Your instructions: Repeat what the lines below say, word for word, and skip every image.

Dataset section:
----

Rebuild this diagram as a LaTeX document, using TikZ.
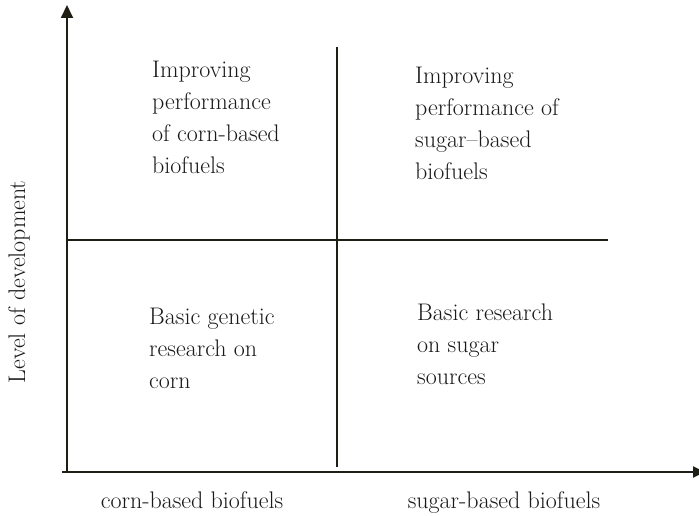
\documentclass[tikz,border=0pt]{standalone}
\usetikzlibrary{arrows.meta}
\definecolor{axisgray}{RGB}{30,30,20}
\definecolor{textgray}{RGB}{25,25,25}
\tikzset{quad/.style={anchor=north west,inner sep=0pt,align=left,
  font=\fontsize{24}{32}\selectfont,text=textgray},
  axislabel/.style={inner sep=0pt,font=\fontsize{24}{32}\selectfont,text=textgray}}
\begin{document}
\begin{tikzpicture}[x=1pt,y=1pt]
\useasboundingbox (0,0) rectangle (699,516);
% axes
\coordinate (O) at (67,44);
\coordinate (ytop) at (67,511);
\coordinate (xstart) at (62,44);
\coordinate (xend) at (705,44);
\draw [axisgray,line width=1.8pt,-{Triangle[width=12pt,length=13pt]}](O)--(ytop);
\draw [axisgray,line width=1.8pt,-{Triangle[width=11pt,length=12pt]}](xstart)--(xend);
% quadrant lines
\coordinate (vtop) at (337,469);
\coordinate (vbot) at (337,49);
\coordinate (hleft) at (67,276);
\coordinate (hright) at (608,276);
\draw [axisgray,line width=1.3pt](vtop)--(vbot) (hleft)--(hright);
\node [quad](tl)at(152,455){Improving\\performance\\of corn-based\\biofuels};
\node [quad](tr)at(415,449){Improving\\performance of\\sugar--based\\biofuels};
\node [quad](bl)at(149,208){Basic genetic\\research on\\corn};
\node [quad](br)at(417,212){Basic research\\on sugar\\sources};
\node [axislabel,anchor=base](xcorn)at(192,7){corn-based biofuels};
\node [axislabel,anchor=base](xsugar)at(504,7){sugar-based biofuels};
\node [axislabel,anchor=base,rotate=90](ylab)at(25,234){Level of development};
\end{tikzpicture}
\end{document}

----

Written answer:
Rebuild this diagram as a LaTeX document, using TikZ.
\documentclass[tikz,border=0pt]{standalone}
\usetikzlibrary{arrows.meta}
\definecolor{axisgray}{RGB}{30,30,20}
\definecolor{textgray}{RGB}{25,25,25}
\tikzset{quad/.style={anchor=north west,inner sep=0pt,align=left,
  font=\fontsize{24}{32}\selectfont,text=textgray},
  axislabel/.style={inner sep=0pt,font=\fontsize{24}{32}\selectfont,text=textgray}}
\begin{document}
\begin{tikzpicture}[x=1pt,y=1pt]
\useasboundingbox (0,0) rectangle (699,516);
% axes
\coordinate (O) at (67,44);
\coordinate (ytop) at (67,511);
\coordinate (xstart) at (62,44);
\coordinate (xend) at (705,44);
\draw [axisgray,line width=1.8pt,-{Triangle[width=12pt,length=13pt]}](O)--(ytop);
\draw [axisgray,line width=1.8pt,-{Triangle[width=11pt,length=12pt]}](xstart)--(xend);
% quadrant lines
\coordinate (vtop) at (337,469);
\coordinate (vbot) at (337,49);
\coordinate (hleft) at (67,276);
\coordinate (hright) at (608,276);
\draw [axisgray,line width=1.3pt](vtop)--(vbot) (hleft)--(hright);
\node [quad](tl)at(152,455){Improving\\performance\\of corn-based\\biofuels};
\node [quad](tr)at(415,449){Improving\\performance of\\sugar--based\\biofuels};
\node [quad](bl)at(149,208){Basic genetic\\research on\\corn};
\node [quad](br)at(417,212){Basic research\\on sugar\\sources};
\node [axislabel,anchor=base](xcorn)at(192,7){corn-based biofuels};
\node [axislabel,anchor=base](xsugar)at(504,7){sugar-based biofuels};
\node [axislabel,anchor=base,rotate=90](ylab)at(25,234){Level of development};
\end{tikzpicture}
\end{document}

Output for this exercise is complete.